Aim of the task —
Working from the top of the listing below, retype each line through the line containing "from matplotlib.ticker import FuncFormatter", both included, with no pictures.

Data —
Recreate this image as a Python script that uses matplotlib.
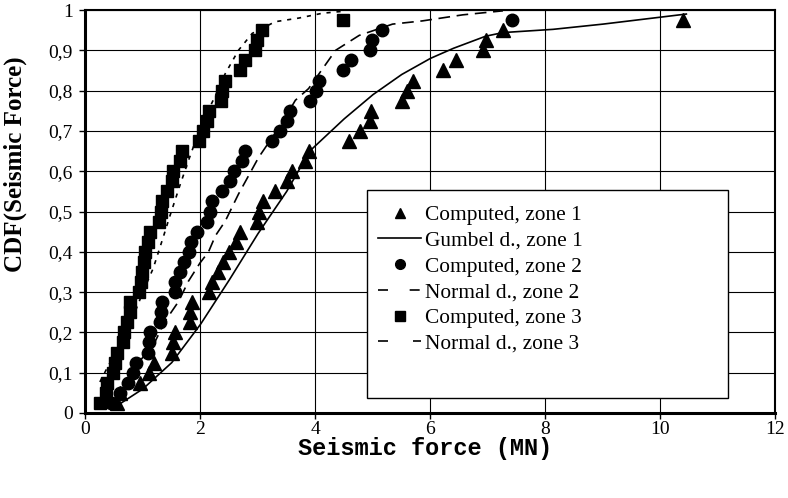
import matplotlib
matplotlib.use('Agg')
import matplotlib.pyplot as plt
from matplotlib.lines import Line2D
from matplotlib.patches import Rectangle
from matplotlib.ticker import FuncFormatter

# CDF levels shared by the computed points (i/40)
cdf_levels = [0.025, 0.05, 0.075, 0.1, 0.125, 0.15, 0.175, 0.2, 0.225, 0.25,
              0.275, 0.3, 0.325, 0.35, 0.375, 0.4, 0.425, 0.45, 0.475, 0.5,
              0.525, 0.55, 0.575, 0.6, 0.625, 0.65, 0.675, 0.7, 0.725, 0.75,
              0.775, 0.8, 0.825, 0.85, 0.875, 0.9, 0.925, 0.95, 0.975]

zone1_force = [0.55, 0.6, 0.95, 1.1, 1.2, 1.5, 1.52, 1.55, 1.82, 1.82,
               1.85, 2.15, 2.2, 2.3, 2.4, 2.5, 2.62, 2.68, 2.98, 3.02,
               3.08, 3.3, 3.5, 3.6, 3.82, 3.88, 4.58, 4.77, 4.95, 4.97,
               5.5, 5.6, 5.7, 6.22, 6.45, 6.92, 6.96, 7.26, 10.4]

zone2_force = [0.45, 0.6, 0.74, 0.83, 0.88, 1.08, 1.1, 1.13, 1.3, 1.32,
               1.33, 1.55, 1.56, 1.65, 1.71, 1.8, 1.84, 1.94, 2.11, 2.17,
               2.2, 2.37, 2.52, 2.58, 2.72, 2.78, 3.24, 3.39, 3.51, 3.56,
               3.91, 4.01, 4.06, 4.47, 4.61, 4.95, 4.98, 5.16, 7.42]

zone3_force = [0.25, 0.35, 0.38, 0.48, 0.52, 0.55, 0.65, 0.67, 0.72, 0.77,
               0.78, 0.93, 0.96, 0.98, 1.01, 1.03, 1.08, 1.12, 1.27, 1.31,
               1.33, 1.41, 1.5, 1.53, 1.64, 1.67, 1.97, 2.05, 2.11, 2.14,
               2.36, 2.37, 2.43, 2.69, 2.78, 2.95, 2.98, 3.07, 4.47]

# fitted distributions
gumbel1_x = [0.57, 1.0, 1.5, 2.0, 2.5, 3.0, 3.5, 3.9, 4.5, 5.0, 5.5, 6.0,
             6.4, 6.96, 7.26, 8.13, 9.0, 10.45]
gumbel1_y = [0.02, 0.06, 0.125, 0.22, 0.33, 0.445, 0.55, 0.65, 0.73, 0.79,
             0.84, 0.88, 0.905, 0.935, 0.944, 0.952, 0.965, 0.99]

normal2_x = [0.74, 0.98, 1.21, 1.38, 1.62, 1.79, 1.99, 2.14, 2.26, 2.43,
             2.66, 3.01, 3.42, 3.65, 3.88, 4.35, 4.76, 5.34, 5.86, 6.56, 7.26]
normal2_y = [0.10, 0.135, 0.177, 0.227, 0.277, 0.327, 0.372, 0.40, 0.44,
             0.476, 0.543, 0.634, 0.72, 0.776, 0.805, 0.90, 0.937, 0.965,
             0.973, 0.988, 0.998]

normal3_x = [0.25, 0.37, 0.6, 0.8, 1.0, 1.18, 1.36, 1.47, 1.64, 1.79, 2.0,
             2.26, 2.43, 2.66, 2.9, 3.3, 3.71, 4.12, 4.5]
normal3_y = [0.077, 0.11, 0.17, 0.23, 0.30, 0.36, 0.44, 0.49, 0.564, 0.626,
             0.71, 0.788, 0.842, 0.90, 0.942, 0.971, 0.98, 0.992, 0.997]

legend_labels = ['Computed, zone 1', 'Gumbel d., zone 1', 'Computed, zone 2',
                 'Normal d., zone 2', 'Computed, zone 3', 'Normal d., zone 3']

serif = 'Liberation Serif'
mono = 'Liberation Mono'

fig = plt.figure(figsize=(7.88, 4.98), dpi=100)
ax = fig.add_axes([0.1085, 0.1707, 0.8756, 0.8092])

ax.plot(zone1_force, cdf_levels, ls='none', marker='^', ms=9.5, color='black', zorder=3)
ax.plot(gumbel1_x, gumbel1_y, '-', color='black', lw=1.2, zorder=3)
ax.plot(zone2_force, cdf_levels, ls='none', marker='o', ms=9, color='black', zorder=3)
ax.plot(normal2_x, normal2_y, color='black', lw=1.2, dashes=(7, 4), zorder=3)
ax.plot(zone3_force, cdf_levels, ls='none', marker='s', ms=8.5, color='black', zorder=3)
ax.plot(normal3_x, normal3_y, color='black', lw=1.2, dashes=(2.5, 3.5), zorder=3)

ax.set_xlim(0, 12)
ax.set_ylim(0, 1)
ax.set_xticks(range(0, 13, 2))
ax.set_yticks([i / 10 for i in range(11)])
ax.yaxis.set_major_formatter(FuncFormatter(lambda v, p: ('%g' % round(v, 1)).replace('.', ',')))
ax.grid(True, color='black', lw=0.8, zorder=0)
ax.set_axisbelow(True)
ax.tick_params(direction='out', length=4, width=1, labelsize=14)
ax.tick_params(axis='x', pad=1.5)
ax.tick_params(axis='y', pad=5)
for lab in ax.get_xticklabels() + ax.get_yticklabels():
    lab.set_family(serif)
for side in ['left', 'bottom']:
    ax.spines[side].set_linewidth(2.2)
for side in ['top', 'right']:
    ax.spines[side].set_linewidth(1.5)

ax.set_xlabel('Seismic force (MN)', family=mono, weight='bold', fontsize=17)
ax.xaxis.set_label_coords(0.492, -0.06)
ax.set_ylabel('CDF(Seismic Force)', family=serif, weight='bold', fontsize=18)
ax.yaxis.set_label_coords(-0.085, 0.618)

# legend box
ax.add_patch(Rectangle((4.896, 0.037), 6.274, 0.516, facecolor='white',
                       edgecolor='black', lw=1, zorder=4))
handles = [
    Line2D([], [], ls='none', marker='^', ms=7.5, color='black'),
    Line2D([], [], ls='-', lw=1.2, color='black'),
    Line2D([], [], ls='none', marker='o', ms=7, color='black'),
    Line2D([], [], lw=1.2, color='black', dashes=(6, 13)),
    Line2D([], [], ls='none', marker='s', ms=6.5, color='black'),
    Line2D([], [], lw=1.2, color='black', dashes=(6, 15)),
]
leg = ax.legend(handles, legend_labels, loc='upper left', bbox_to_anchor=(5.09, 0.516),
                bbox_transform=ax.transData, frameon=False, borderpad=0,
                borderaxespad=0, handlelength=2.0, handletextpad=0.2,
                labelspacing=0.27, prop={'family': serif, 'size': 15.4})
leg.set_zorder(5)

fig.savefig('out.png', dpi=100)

Written answer —
Recreate this image as a Python script that uses matplotlib.
import matplotlib
matplotlib.use('Agg')
import matplotlib.pyplot as plt
from matplotlib.lines import Line2D
from matplotlib.patches import Rectangle
from matplotlib.ticker import FuncFormatter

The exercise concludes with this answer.